[start]

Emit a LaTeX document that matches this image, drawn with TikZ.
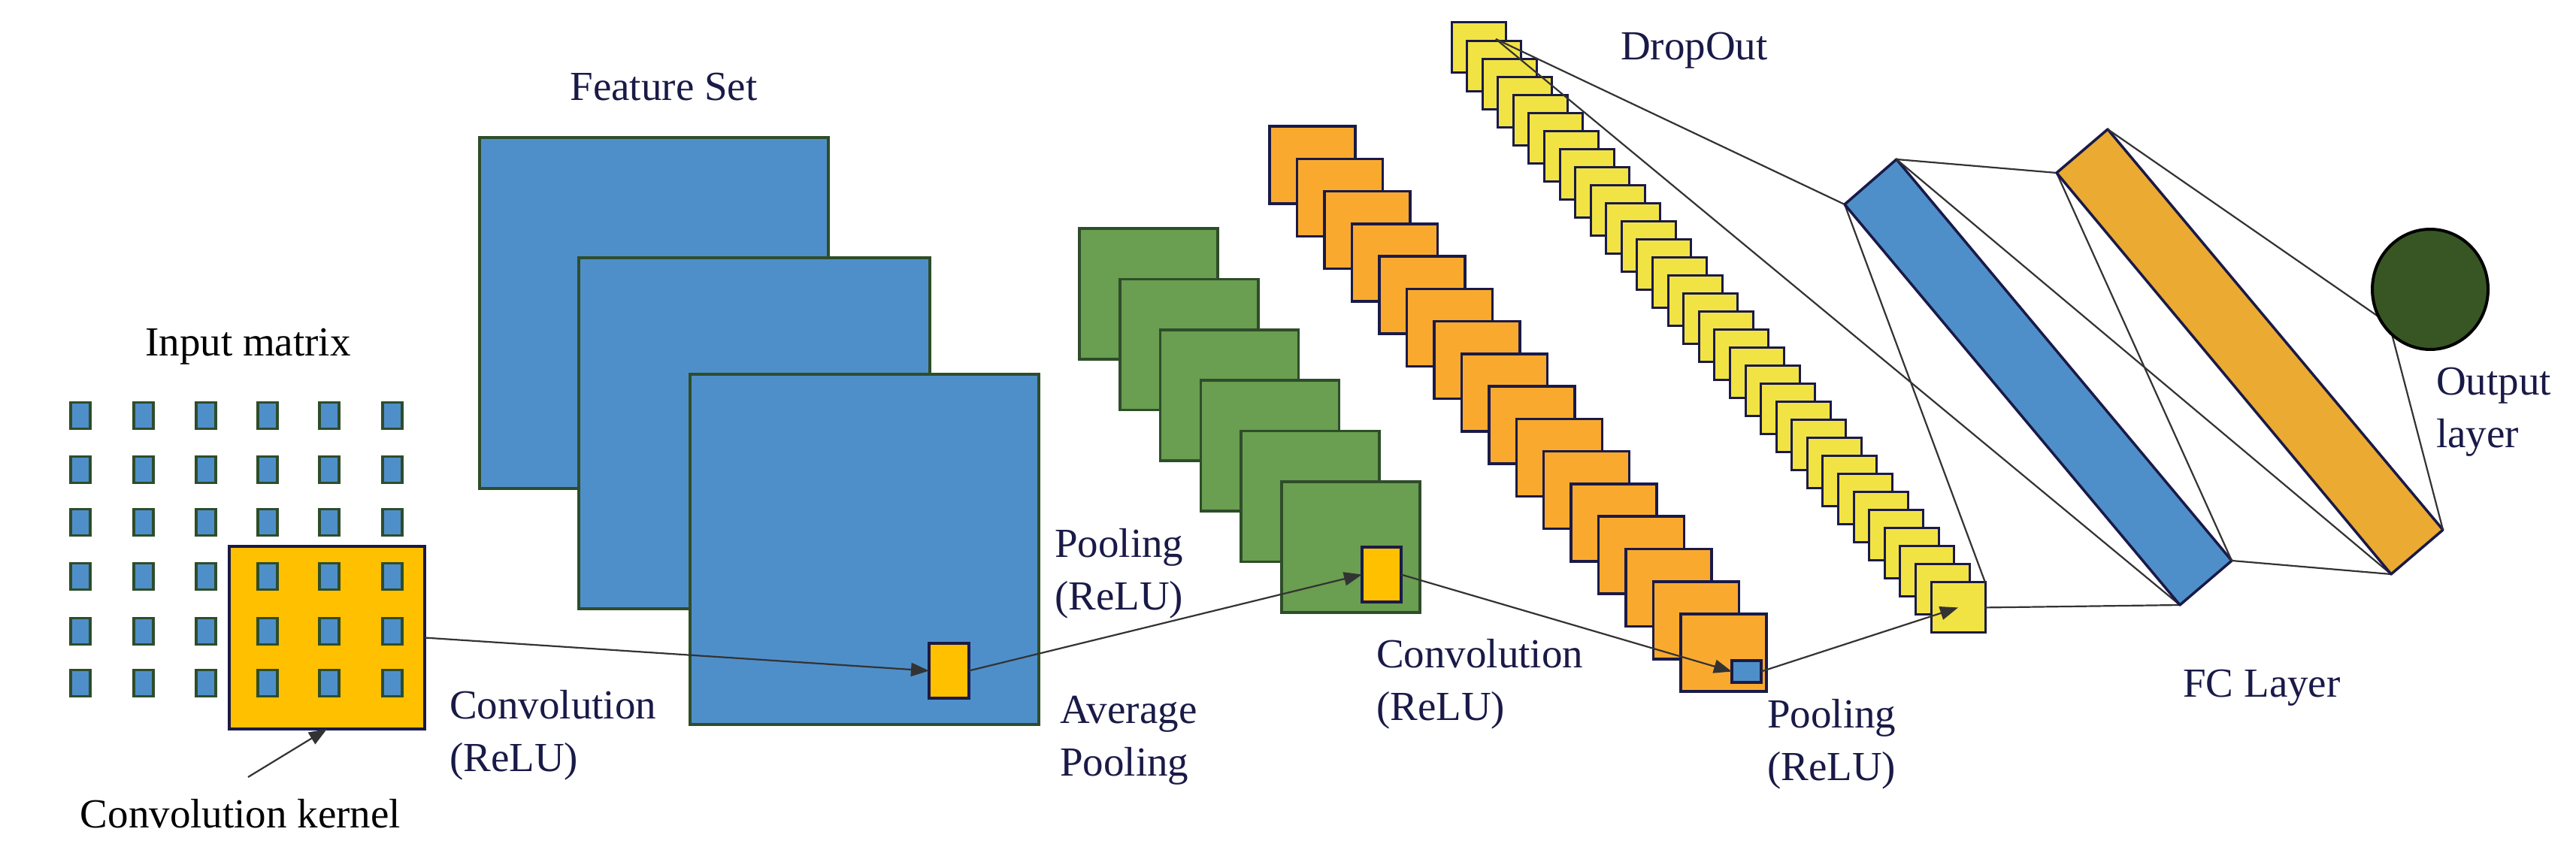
\documentclass[tikz,border=0pt]{standalone}
\usepackage{fontspec}
\setmainfont{Liberation Serif}
\usetikzlibrary{arrows.meta,shapes.geometric}
\definecolor{fblue}{HTML}{4F8FC9}
\definecolor{fgreen}{HTML}{6A9E50}
\definecolor{forange}{HTML}{F9AA2E}
\definecolor{fyellow}{HTML}{F2E344}
\definecolor{kern}{HTML}{FFC000}
\definecolor{barorange}{HTML}{EBAA32}
\definecolor{outgreen}{HTML}{375623}
\definecolor{navy}{HTML}{1A1A48}
\definecolor{edgegreen}{HTML}{2E4D2A}
\begin{document}
\begin{tikzpicture}[x=1pt,y=-1pt,
  lbl/.style={font=\fontsize{55}{70}\selectfont,text=navy,inner sep=0pt,align=left},
  box/.style={draw=navy,line width=3.5pt,inner sep=0pt,outer sep=0pt},
  conn/.style={draw=black!80,line width=2.2pt},
  arr/.style={conn,-{Triangle[length=24pt,width=18pt]}}]
\useasboundingbox (0,0) rectangle (3427,1139);
\fill[white] (0,0) rectangle (3427,1139);
% kernel and input matrix
\node[box,fill=kern,minimum width=260pt,minimum height=243pt] (kernel) at (435,848.5) {};
\foreach \c [count=\i] in {107,191,274,356,438,522}{
  \foreach \r [count=\j] in {553,625,695,767,840,909}{
    \node[box,draw=edgegreen,fill=fblue,minimum width=26pt,minimum height=35pt] (d\i\j) at (\c,\r) {};
  }}
\node[lbl,text=black] (tin) at (330,461) {Input matrix};
\node[lbl,text=black] (tker) at (320,1083) {Convolution kernel};
\coordinate (kerstart) at (330,1034);
\draw[arr] (kerstart) -- (kernel.south);
% feature set
\node[box,draw=edgegreen,fill=fblue,minimum width=464pt,minimum height=467pt] (f1) at (870,416.5) {};
\node[box,draw=edgegreen,fill=fblue,minimum width=467pt,minimum height=467pt] (f2) at (1003.5,576.5) {};
\node[box,draw=edgegreen,fill=fblue,minimum width=464pt,minimum height=466pt] (f3) at (1150,731) {};
\node[box,fill=kern,minimum width=53pt,minimum height=73pt] (sy) at (1262.5,892.5) {};
\node[lbl] (tfs) at (883,116) {Feature Set};
\node[lbl,anchor=west] (tconv1) at (598,978) {Convolution\\(ReLU)};
\node[lbl,anchor=west] (tpool1) at (1403,763) {Pooling\\(ReLU)};
\node[lbl,anchor=west] (tavg) at (1410,985) {Average\\Pooling};
% green stack
\foreach \i in {0,...,5}{
  \pgfmathsetmacro\gx{1436+53.8*\i+92}
  \pgfmathsetmacro\gy{304+67.4*\i+87}
  \node[box,draw=edgegreen,fill=fgreen,minimum width=184pt,minimum height=174pt] (g\i) at (\gx,\gy) {};
}
\node[box,fill=kern,minimum width=52pt,minimum height=73pt] (gy) at (1838,764.5) {};
% orange stack
\foreach \i in {0,...,15}{
  \pgfmathsetmacro\ox{1689+36.47*\i+57}
  \pgfmathsetmacro\oy{168+43.27*\i+51.5}
  \node[box,fill=forange,minimum width=114pt,minimum height=103pt] (o\i) at (\ox,\oy) {};
}
\node[box,fill=fblue,minimum width=39pt,minimum height=29pt] (bs) at (2323.5,893.5) {};
\node[lbl,anchor=west] (tconv2) at (1831,910) {Convolution\\(ReLU)};
% yellow stack
\foreach \i in {0,...,31}{
  \pgfmathsetmacro\yx{1931+20.58*\i+36}
  \pgfmathsetmacro\yy{30+24.03*\i+33.5}
  \node[box,line width=3pt,fill=fyellow,minimum width=72pt,minimum height=67pt] (y\i) at (\yx,\yy) {};
}
\node[lbl] (tdrop) at (2254,67) {DropOut};
\node[lbl,anchor=west] (tpool2) at (2351,990) {Pooling\\(ReLU)};
% arrows along the path
\draw[arr] (kernel.east) -- (sy.west);
\draw[arr] (sy.east) -- (gy.west);
\draw[arr] (gy.east) -- (bs.west);
\draw[arr] (bs.east) -- (y31.center);
% FC bars
\coordinate (bTL) at (2454,272);
\coordinate (bT) at (2523,212);
\coordinate (bR) at (2969,746);
\coordinate (bB) at (2900,805);
\coordinate (oTL) at (2736,230);
\coordinate (oT) at (2804,172);
\coordinate (oR) at (3250,705);
\coordinate (oB) at (3181,764);
\coordinate (y0c) at (1990,52);
\coordinate (e1) at (3171,426);
\coordinate (e2) at (3180,437);
\draw[conn] (y0c) -- (bTL);
\draw[conn] (y0c) -- (bB);
\draw[conn] (bTL) -- (y31.north east);
\draw[conn] (y31.east) -- (bB);
\filldraw[fill=fblue,draw=navy,line width=3.5pt,line join=round] (bTL) -- (bT) -- (bR) -- (bB) -- cycle;
\draw[conn] (bT) -- (oTL);
\draw[conn] (bT) -- (oB);
\draw[conn] (bR) -- (oB);
\draw[conn] (oTL) -- (bR);
\filldraw[fill=barorange,draw=navy,line width=3.5pt,line join=round] (oTL) -- (oT) -- (oR) -- (oB) -- cycle;
\draw[conn] (oT) -- (e1);
\draw[conn] (oR) -- (e2);
\node[draw=black,line width=4pt,fill=outgreen,ellipse,minimum width=154pt,minimum height=160pt,inner sep=0pt] (out) at (3233,385) {};
\node[lbl] (tfc) at (3009,915) {FC Layer};
\node[lbl,anchor=west] (tout) at (3241,548) {Output\\layer};
\end{tikzpicture}
\end{document}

[end]

> [Given problem]: Using the material above, return every line exactly as it appears, minus the pictures.

> [Full response]:
Emit a LaTeX document that matches this image, drawn with TikZ.
\documentclass[tikz,border=0pt]{standalone}
\usepackage{fontspec}
\setmainfont{Liberation Serif}
\usetikzlibrary{arrows.meta,shapes.geometric}
\definecolor{fblue}{HTML}{4F8FC9}
\definecolor{fgreen}{HTML}{6A9E50}
\definecolor{forange}{HTML}{F9AA2E}
\definecolor{fyellow}{HTML}{F2E344}
\definecolor{kern}{HTML}{FFC000}
\definecolor{barorange}{HTML}{EBAA32}
\definecolor{outgreen}{HTML}{375623}
\definecolor{navy}{HTML}{1A1A48}
\definecolor{edgegreen}{HTML}{2E4D2A}
\begin{document}
\begin{tikzpicture}[x=1pt,y=-1pt,
  lbl/.style={font=\fontsize{55}{70}\selectfont,text=navy,inner sep=0pt,align=left},
  box/.style={draw=navy,line width=3.5pt,inner sep=0pt,outer sep=0pt},
  conn/.style={draw=black!80,line width=2.2pt},
  arr/.style={conn,-{Triangle[length=24pt,width=18pt]}}]
\useasboundingbox (0,0) rectangle (3427,1139);
\fill[white] (0,0) rectangle (3427,1139);
% kernel and input matrix
\node[box,fill=kern,minimum width=260pt,minimum height=243pt] (kernel) at (435,848.5) {};
\foreach \c [count=\i] in {107,191,274,356,438,522}{
  \foreach \r [count=\j] in {553,625,695,767,840,909}{
    \node[box,draw=edgegreen,fill=fblue,minimum width=26pt,minimum height=35pt] (d\i\j) at (\c,\r) {};
  }}
\node[lbl,text=black] (tin) at (330,461) {Input matrix};
\node[lbl,text=black] (tker) at (320,1083) {Convolution kernel};
\coordinate (kerstart) at (330,1034);
\draw[arr] (kerstart) -- (kernel.south);
% feature set
\node[box,draw=edgegreen,fill=fblue,minimum width=464pt,minimum height=467pt] (f1) at (870,416.5) {};
\node[box,draw=edgegreen,fill=fblue,minimum width=467pt,minimum height=467pt] (f2) at (1003.5,576.5) {};
\node[box,draw=edgegreen,fill=fblue,minimum width=464pt,minimum height=466pt] (f3) at (1150,731) {};
\node[box,fill=kern,minimum width=53pt,minimum height=73pt] (sy) at (1262.5,892.5) {};
\node[lbl] (tfs) at (883,116) {Feature Set};
\node[lbl,anchor=west] (tconv1) at (598,978) {Convolution\\(ReLU)};
\node[lbl,anchor=west] (tpool1) at (1403,763) {Pooling\\(ReLU)};
\node[lbl,anchor=west] (tavg) at (1410,985) {Average\\Pooling};
% green stack
\foreach \i in {0,...,5}{
  \pgfmathsetmacro\gx{1436+53.8*\i+92}
  \pgfmathsetmacro\gy{304+67.4*\i+87}
  \node[box,draw=edgegreen,fill=fgreen,minimum width=184pt,minimum height=174pt] (g\i) at (\gx,\gy) {};
}
\node[box,fill=kern,minimum width=52pt,minimum height=73pt] (gy) at (1838,764.5) {};
% orange stack
\foreach \i in {0,...,15}{
  \pgfmathsetmacro\ox{1689+36.47*\i+57}
  \pgfmathsetmacro\oy{168+43.27*\i+51.5}
  \node[box,fill=forange,minimum width=114pt,minimum height=103pt] (o\i) at (\ox,\oy) {};
}
\node[box,fill=fblue,minimum width=39pt,minimum height=29pt] (bs) at (2323.5,893.5) {};
\node[lbl,anchor=west] (tconv2) at (1831,910) {Convolution\\(ReLU)};
% yellow stack
\foreach \i in {0,...,31}{
  \pgfmathsetmacro\yx{1931+20.58*\i+36}
  \pgfmathsetmacro\yy{30+24.03*\i+33.5}
  \node[box,line width=3pt,fill=fyellow,minimum width=72pt,minimum height=67pt] (y\i) at (\yx,\yy) {};
}
\node[lbl] (tdrop) at (2254,67) {DropOut};
\node[lbl,anchor=west] (tpool2) at (2351,990) {Pooling\\(ReLU)};
% arrows along the path
\draw[arr] (kernel.east) -- (sy.west);
\draw[arr] (sy.east) -- (gy.west);
\draw[arr] (gy.east) -- (bs.west);
\draw[arr] (bs.east) -- (y31.center);
% FC bars
\coordinate (bTL) at (2454,272);
\coordinate (bT) at (2523,212);
\coordinate (bR) at (2969,746);
\coordinate (bB) at (2900,805);
\coordinate (oTL) at (2736,230);
\coordinate (oT) at (2804,172);
\coordinate (oR) at (3250,705);
\coordinate (oB) at (3181,764);
\coordinate (y0c) at (1990,52);
\coordinate (e1) at (3171,426);
\coordinate (e2) at (3180,437);
\draw[conn] (y0c) -- (bTL);
\draw[conn] (y0c) -- (bB);
\draw[conn] (bTL) -- (y31.north east);
\draw[conn] (y31.east) -- (bB);
\filldraw[fill=fblue,draw=navy,line width=3.5pt,line join=round] (bTL) -- (bT) -- (bR) -- (bB) -- cycle;
\draw[conn] (bT) -- (oTL);
\draw[conn] (bT) -- (oB);
\draw[conn] (bR) -- (oB);
\draw[conn] (oTL) -- (bR);
\filldraw[fill=barorange,draw=navy,line width=3.5pt,line join=round] (oTL) -- (oT) -- (oR) -- (oB) -- cycle;
\draw[conn] (oT) -- (e1);
\draw[conn] (oR) -- (e2);
\node[draw=black,line width=4pt,fill=outgreen,ellipse,minimum width=154pt,minimum height=160pt,inner sep=0pt] (out) at (3233,385) {};
\node[lbl] (tfc) at (3009,915) {FC Layer};
\node[lbl,anchor=west] (tout) at (3241,548) {Output\\layer};
\end{tikzpicture}
\end{document}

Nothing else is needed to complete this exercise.